Vibrato: a repeated slight shaking in a musical note, either when played on an instrument or sung, that gives a fuller sound to the note. (Cambridge Dictionary)
Water cascades over the Izuagu Falls in Argentina. We watch it from on high, soaring like birds, our flight path tracing a slow arc that runs in parallel to the fall’s rim.
The water’s roar doesn’t reach us because there is music: a sumptuous and propulsive march of strings in Cadd9 (I think) which achieves the strange trick of sounding warm and inviting yet also like teeth shredding a heart to pieces.
Above this flytrap of strings glides Caetano Veloso’s croon, mimicking the call of the mourning dove: Cucurrucucù, Paloma. His voice trembles as the protagonist of Wong Kar-wai’s film, Happy Together reels from his latest breakup with his gay lover, the sadness and heartbreak intensified by the music and a magnificent, indifferent backdrop.
That voice. The pain is exquisite. Is Caetano singing in spite of the vibrato or leaning into it? Is it surrender or defiance? Maybe it’s both. Listening to it in the darkness of The Prince Charles Cinema in London this January, Caetano’s trembling voice brings me closer to the edge of the falls, dangles me over the edge in its ambiguity.
Rewind two years and it’s the year 2020. I’m folding myself like a piece of origami slowly and deliberately, performing as one of the dancers in choreographer and dancer Dinis Machado‘s show, Normcore.
A shell of sportswear is shed to reveal layers of latex and prosthetics, panels of exposed skin. It’s a slow, meditative practice: one where each movement is interrupted, sent on a tangent, and then held – as if frozen. It quiets the mind, and I start thinking about someone who died a few days ago and who I haven’t really cried for. And and my leg is trembling and I could stop it by shifting my weight ever so slightly but I don’t. Because it feels so good to relinquish control and persist.
I’ve been taking my first singing lessons and exploring Klein Technique™, a movement practice that aims for “understanding the full use of the body as an integral whole to maximise full function of each individuals unique movement potential.” I’m frequently surprised by the connections between body and voice, the parallels in the practices. And then surprised that they hadn’t occurred to me before. It seems so obvious…
As I lean forward to grab my tracksuit bottoms, the pool of sweat that’s been collecting in my latex vest decants on the floor and I think: could these be tears? Is my body crying? Earthquakes reveal long-forgotten hidden wonders and my body’s vibrato sends buried feelings floating to the surface.
I wonder who (if anyone) in the audience noticed this overflow, this cryptic expression of grief tonight?
Vibrato can be serious business. For some anyway. As Judith Malafronte writes in Early Music America.

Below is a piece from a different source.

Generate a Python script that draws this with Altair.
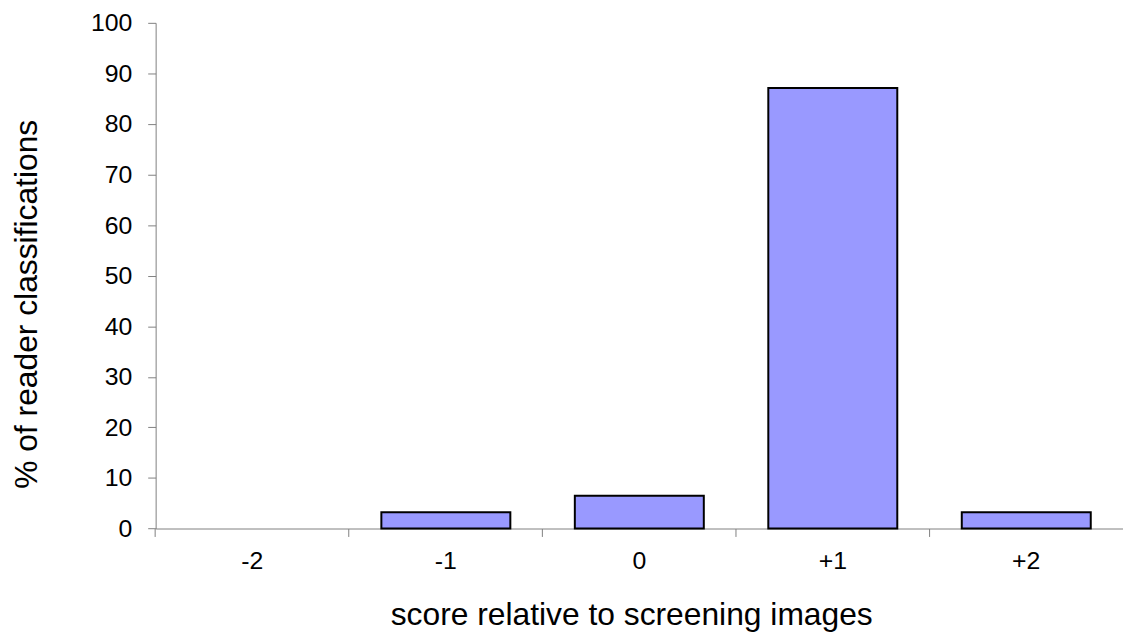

“Many people think a peace treaty was signed after the vibrato wars of the 1970s, when the plush string textures of the modern symphony orchestra were challenged by the leaner sound of historical instruments...But recent online discussions following the reprinting of an article by Beverly Jerold in The Strad magazine revealed that perhaps the calm in hostilities was nothing but a temporary cease-fire. The V-word can still raise blood pressures in musicians and music-lovers of all ilk.”
Long story short: there are some fiery debates about if, when and how much vibrato should be applied to pre 20th century music. But it doesn’t stop there. According to this (unattributed) claim in the Wikipedia article on vibrato: “some modern classical composers, especially minimalist composers, are against the use of vibrato at all times.”
Which puts me in mind of one of my favourite pieces of minimalistic music. Balance (Trembling) by Windy & Carl: a deep, cavernous drone accompanied by a rapid pulse like rotor blades spinning, suspending us in mid-air, hovering above a terrifying drop such as the Izuagu falls in Argentina. OK, technically its tremolo rather than vibrato…but still, it leaves me trembling.